HELENA – Parents of and advocates for the disabled on Monday implored Gov. Steve Bullock to find a way to back off on planned budget cuts to human services in Montana, saying the damaging cuts aren’t necessary.
At a Helena news conference, they pointed to a recent report that indicates state tax revenues are bouncing back, meaning more money may be available than expected a few months ago.
“Because the revenues are so much better than they were before … we’d like to hear what the governor has to say about restoring cuts and what his plans are to restore these essential services,” said Beth Brenneman, staff attorney for Disability Rights Montana.
But the governor’s budget director told MTN News Monday that his office doesn’t believe the recent bump in tax revenue is sustainable.
“My staff and I have spent a long time on the (recent revenue report), and there is nothing in there that would lead us to believe that we’re going to hit the actual revenue estimate which was proven wrong last year,” said Dan Villa.
Villa also noted that under a law passed by the Republican-controlled Legislature last November, the governor can’t use higher revenue to undo the cuts until this summer, at the earliest.
Family members of disabled aren’t convinced, however, that the governor can’t find a way to alleviate at least some of the cuts.
“Please, Gov. Bullock, help me, help us do our very best for all Montanans with disabilities, their families, and all those who take care of them,” said Vicki LaFond-Smith of East Helena, who has two sons with cerebral palsy. “We are a team; we are the village.”
The Bullock administration is cutting $49 million in state funds from the state Department of Public Health and Human Service budget – a spending level put into law by the Republican majority of the Legislature at a special session last November.

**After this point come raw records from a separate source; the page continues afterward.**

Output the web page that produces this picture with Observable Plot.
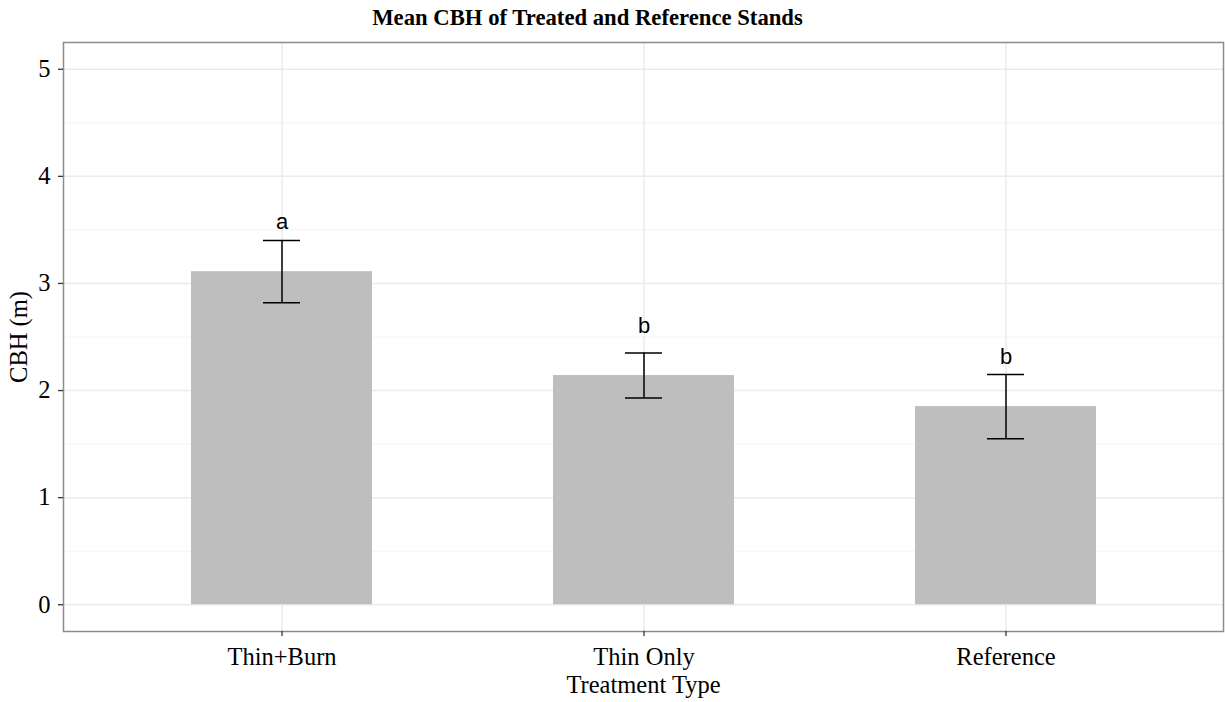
<!DOCTYPE html>
<html>
<head>
<meta charset="utf-8">
<script src="https://cdn.jsdelivr.net/npm/d3@7"></script>
<script src="https://cdn.jsdelivr.net/npm/@observablehq/plot@0.6"></script>
<style>
  html, body { margin: 0; padding: 0; background: #fff; }
  #title { width: 1225px; height: 30px; line-height: 36px; overflow: visible; box-sizing: border-box; padding-right: 50px;
           text-align: center; font-family: "Liberation Serif", serif; font-weight: bold; font-size: 22.7px; color: #000; }
  svg { display: block; }
</style>
</head>
<body>
<div id="title">Mean CBH of Treated and Reference Stands</div>
<div id="chart"></div>
<script>
const categories = ["Thin+Burn", "Thin Only", "Reference"];
const means = [3.11, 2.14, 1.85];
const stdErrors = [0.29, 0.21, 0.30];
const letters = ["a", "b", "b"];
const yTicks = [0, 1, 2, 3, 4, 5];
const yMinor = [0.5, 1.5, 2.5, 3.5, 4.5];
const letterOffset = 0.4;

const data = categories.map((c, i) => ({
  cat: c,
  mean: means[i],
  lo: means[i] - stdErrors[i],
  hi: means[i] + stdErrors[i],
  letter: letters[i],
  ly: means[i] + letterOffset
}));

const chart = Plot.plot({
  width: 1225,
  height: 672,
  marginLeft: 63,
  marginRight: 2,
  marginTop: 12,
  marginBottom: 71,
  style: { fontFamily: "Liberation Serif, serif", fontSize: "24.5px", color: "#000", background: "#fff" },
  x: { domain: categories, paddingInner: 0.5, paddingOuter: 0.35 },
  y: { domain: [-0.25, 5.25] },
  marks: [
    Plot.gridY(yMinor, { stroke: "#f4f4f4", strokeOpacity: 1, strokeWidth: 1 }),
    Plot.gridY(yTicks, { stroke: "#ebebeb", strokeOpacity: 1, strokeWidth: 1.5 }),
    Plot.gridX(categories, { stroke: "#ebebeb", strokeOpacity: 1, strokeWidth: 1.5 }),
    Plot.barY(data, { x: "cat", y: "mean", fill: "#bebebe" }),
    Plot.ruleX(data, { x: "cat", y1: "lo", y2: "hi", stroke: "#000", strokeWidth: 1.5 }),
    Plot.tickY(data, { x: "cat", y: "lo", stroke: "#000", strokeWidth: 1.5, insetLeft: 72, insetRight: 72 }),
    Plot.tickY(data, { x: "cat", y: "hi", stroke: "#000", strokeWidth: 1.5, insetLeft: 72, insetRight: 72 }),
    Plot.text(data, { x: "cat", y: "ly", text: "letter", fontFamily: "Liberation Sans, Arial, sans-serif", fontSize: 22, fill: "#000", dy: -7 }),
    Plot.frame({ stroke: "#8c8c8c", strokeWidth: 1.5 }),
    Plot.axisY(yTicks, { tickSize: 5, tickPadding: 8, strokeWidth: 1.3, stroke: "#333", fontSize: 24.5, tickFormat: d3.format("d"), label: "CBH (m)", labelAnchor: "center", labelOffset: 54, labelArrow: "none" }),
    Plot.axisX({ tickSize: 5, tickPadding: 11, strokeWidth: 1.3, stroke: "#333", fontSize: 24.5, label: "Treatment Type", labelAnchor: "center", labelOffset: 61, labelArrow: "none" })
  ]
});
document.getElementById("chart").appendChild(chart);
</script>
</body>
</html>
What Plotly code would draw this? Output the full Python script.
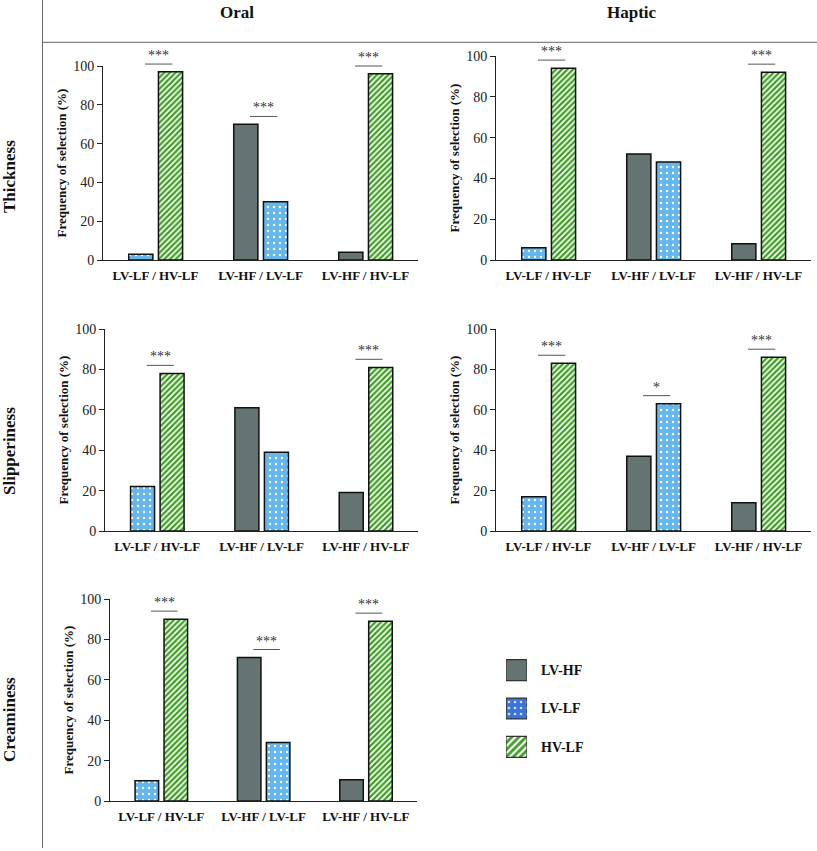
import plotly.graph_objects as go

W, H = 817, 851

categories = ["LV-LF / HV-LF", "LV-HF / LV-LF", "LV-HF / HV-LF"]
series = ["LV-HF", "LV-LF", "HV-LF"]
columns = ["Oral", "Haptic"]
rows = ["Thickness", "Slipperiness", "Creaminess"]

# Frequency of selection (%) per panel; None = series not in that comparison
thick_oral_lvhf = [None, 70, 4]
thick_oral_lvlf = [3, 30, None]
thick_oral_hvlf = [97, None, 96]
thick_oral_sig = ["***", "***", "***"]

thick_haptic_lvhf = [None, 52, 8]
thick_haptic_lvlf = [6, 48, None]
thick_haptic_hvlf = [94, None, 92]
thick_haptic_sig = ["***", "", "***"]

slip_oral_lvhf = [None, 61, 19]
slip_oral_lvlf = [22, 39, None]
slip_oral_hvlf = [78, None, 81]
slip_oral_sig = ["***", "", "***"]

slip_haptic_lvhf = [None, 37, 14]
slip_haptic_lvlf = [17, 63, None]
slip_haptic_hvlf = [83, None, 86]
slip_haptic_sig = ["***", "*", "***"]

cream_oral_lvhf = [None, 71, 10.5]
cream_oral_lvlf = [10, 29, None]
cream_oral_hvlf = [90, None, 89]
cream_oral_sig = ["***", "***", "***"]

y_ticks = [0, 20, 40, 60, 80, 100]

FONT = "Liberation Serif"
GREY = "#637472"
BLUE = "#66b6ee"
GREEN = "#3f9f24"

styles = {
    "LV-HF": dict(color=GREY, pattern=dict(shape="")),
    "LV-LF": dict(color=BLUE, pattern=dict(shape=".", fgcolor="white", bgcolor=BLUE,
                                            size=6, solidity=0.12, fillmode="replace")),
    "HV-LF": dict(color="white", pattern=dict(shape="/", fgcolor=GREEN, bgcolor="white",
                                               size=4, solidity=0.58, fillmode="replace")),
}
legend_styles = {
    "LV-HF": dict(color=GREY, pattern=dict(shape="")),
    "LV-LF": dict(color="#3a74d6", pattern=dict(shape=".", fgcolor="#cfe0ff", bgcolor="#3a74d6",
                                                 size=6, solidity=0.15, fillmode="replace")),
    "HV-LF": dict(color="white", pattern=dict(shape="/", fgcolor=GREEN, bgcolor="white",
                                               size=5, solidity=0.55, fillmode="replace")),
}

panels = [
    # (axis index, row, col, data, sig, domain px x, domain px y)
    (1, 0, 0, [thick_oral_lvhf, thick_oral_lvlf, thick_oral_hvlf], thick_oral_sig, (103, 418), (66, 260)),
    (2, 0, 1, [thick_haptic_lvhf, thick_haptic_lvlf, thick_haptic_hvlf], thick_haptic_sig, (496, 811), (56, 260)),
    (3, 1, 0, [slip_oral_lvhf, slip_oral_lvlf, slip_oral_hvlf], slip_oral_sig, (105, 418), (329, 531)),
    (4, 1, 1, [slip_haptic_lvhf, slip_haptic_lvlf, slip_haptic_hvlf], slip_haptic_sig, (496, 811), (329, 531)),
    (5, 2, 0, [cream_oral_lvhf, cream_oral_lvlf, cream_oral_hvlf], cream_oral_sig, (110, 417), (599, 801)),
]

BAR_W = 0.23
SLOT_OFFSETS = [-0.255, 0.028]
Y_MAX = 100

fig = go.Figure()
layout = {}
shapes = []
annotations = []

for idx, r, c, data, sig, (x0, x1), (y0, y1) in panels:
    xa = "x" if idx == 1 else f"x{idx}"
    ya = "y" if idx == 1 else f"y{idx}"
    xdom = [x0 / W, x1 / W]
    ydom = [1 - y1 / H, 1 - y0 / H]
    # slot per bar: order of present series within each category
    slots = [[None] * len(categories) for _ in series]
    for ci in range(len(categories)):
        present = [si for si in range(len(series)) if data[si][ci] is not None]
        for k, si in enumerate(present):
            slots[si][ci] = k
    for si, name in enumerate(series):
        offs = [SLOT_OFFSETS[s] if s is not None else 0 for s in slots[si]]
        st = styles[name]
        fig.add_trace(go.Bar(
            x=categories, y=data[si], name=name, xaxis=xa, yaxis=ya,
            offset=offs, width=[BAR_W] * len(categories),
            marker=dict(color=st["color"], pattern=st["pattern"],
                        line=dict(color="#111111", width=1.5)),
            showlegend=False, hoverinfo="skip",
        ))
    layout["xaxis" if idx == 1 else f"xaxis{idx}"] = dict(
        domain=xdom, anchor=ya, type="category", automargin=False,
        range=[-0.5, len(categories) - 0.5], showline=True, linecolor="#222222",
        linewidth=1, ticks="", showgrid=False, zeroline=False,
        tickfont=dict(family=FONT, size=13, color="#111111", weight="bold"),
        ticklabelstandoff=3, fixedrange=True,
    )
    layout["yaxis" if idx == 1 else f"yaxis{idx}"] = dict(
        domain=ydom, anchor=xa, range=[0, Y_MAX], automargin=False,
        tickvals=y_ticks, showline=True, linecolor="#222222", linewidth=1,
        ticks="outside", ticklen=5, tickcolor="#222222", showgrid=False,
        zeroline=False, tickfont=dict(family=FONT, size=14, color="#222222"),
        title=dict(text="Frequency of selection (%)",
                   font=dict(family=FONT, size=13, color="#111111", weight="bold"),
                   standoff=3),
        fixedrange=True,
    )

    # significance markers, converted from data units to paper units so they may sit above 100
    def px_x(v):
        return xdom[0] + (v + 0.5) / len(categories) * (xdom[1] - xdom[0])

    def px_y(v):
        return ydom[0] + v / Y_MAX * (ydom[1] - ydom[0])

    for ci, label in enumerate(sig):
        if not label:
            continue
        top = max(v[ci] for v in data if v[ci] is not None)
        ly = px_y(top + 4)
        shapes.append(dict(type="line", xref="paper", yref="paper",
                           x0=px_x(ci - 0.1), x1=px_x(ci + 0.16), y0=ly, y1=ly,
                           line=dict(color="#555555", width=1)))
        annotations.append(dict(xref="paper", yref="paper", x=px_x(ci + 0.03), y=ly, text=label,
                                showarrow=False, xanchor="center", yanchor="bottom", yshift=-1,
                                font=dict(family=FONT, size=14, color="#333333")))

# legend drawn as a small horizontal bar chart
legend_x = (506, 527)
legend_y = (651, 766)
for name in series:
    st = legend_styles[name]
    fig.add_trace(go.Bar(
        y=[name], x=[1], orientation="h", xaxis="x6", yaxis="y6", width=0.545,
        marker=dict(color=st["color"], pattern=st["pattern"],
                    line=dict(color="#333333", width=1.2)),
        showlegend=False, hoverinfo="skip",
    ))
layout["xaxis6"] = dict(domain=[legend_x[0] / W, legend_x[1] / W], anchor="y6", range=[0, 1],
                        visible=False, fixedrange=True, automargin=False)
layout["yaxis6"] = dict(domain=[1 - legend_y[1] / H, 1 - legend_y[0] / H], anchor="x6",
                        type="category", categoryorder="array", categoryarray=series,
                        autorange="reversed", side="right", showline=False, ticks="",
                        showgrid=False, zeroline=False, ticklabelstandoff=13, automargin=False,
                        tickfont=dict(family=FONT, size=14, color="#111111", weight="bold"),
                        fixedrange=True)

# frame lines
shapes.append(dict(type="line", xref="paper", yref="paper", x0=42.5 / W, x1=42.5 / W,
                   y0=1 - 848 / H, y1=1, line=dict(color="#666666", width=1)))
shapes.append(dict(type="line", xref="paper", yref="paper", x0=42.5 / W, x1=1,
                   y0=1 - 42.3 / H, y1=1 - 42.3 / H, line=dict(color="#666666", width=1)))

# column and row headers
for name, cx in zip(columns, [237, 632]):
    annotations.append(dict(xref="paper", yref="paper", x=cx / W, y=1 - 13 / H, text=name,
                            showarrow=False, xanchor="center", yanchor="middle",
                            font=dict(family=FONT, size=17, color="#111111", weight="bold")))
for name, cy in zip(rows, [177, 451, 720]):
    annotations.append(dict(xref="paper", yref="paper", x=9 / W, y=1 - cy / H, text=name,
                            showarrow=False, xanchor="center", yanchor="middle", textangle=-90,
                            font=dict(family=FONT, size=17, color="#111111", weight="bold")))

fig.update_layout(
    template="none",
    width=W, height=H, margin=dict(l=0, r=0, t=0, b=0, pad=0, autoexpand=False),
    paper_bgcolor="white", plot_bgcolor="white", barmode="overlay",
    showlegend=False, shapes=shapes, annotations=annotations, **layout,
)

post = (
    "var de=document.documentElement, b=document.body;"
    "de.style.margin='0';de.style.padding='0';de.style.overflow='hidden';"
    "b.style.margin='0';b.style.padding='0';b.style.overflow='hidden';"
    "var gd=document.getElementById('{plot_id}');"
    "gd.style.position='fixed';gd.style.left='0px';gd.style.top='0px';"
)
fig.write_html("out.html", config={"displayModeBar": False}, post_script=post)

The administration, however, is choosing the specific cuts to meet the funding level.
Those cuts include reductions in case managers for the disabled and the mentally ill, cuts in payments to providers serving the poor and disabled, and eliminating coverage for dentures and other expensive dental services for the poor.
Brenneman and some parents also said state health officials have been denying or cutting back on services already available for disabled clients, apparently in a bid to save additional money.
“We’ve seen some cuts that haven’t gotten any press,” she said. “Those cuts have to do with changes in internal policy that have to do with cutting services to individuals who already have them.”
Advocates for the disabled pointed to a Feb. 7 revenue report by the Legislature’s fiscal analysts, that indicate state tax revenue could be as much as $130 million more than estimated before the special session.
But Villa said that estimate includes $60 million of transfers already approved by the Legislature – and that analysts in his office don’t think the factors used to calculate the estimate translate into ongoing revenue for the rest of the fiscal year or two-year budget period.
If the Bullock administration relies on the estimate to avoid budget cuts now, and it turns out to be inaccurate, the administration would have to go back into the budget and make more cuts, he said.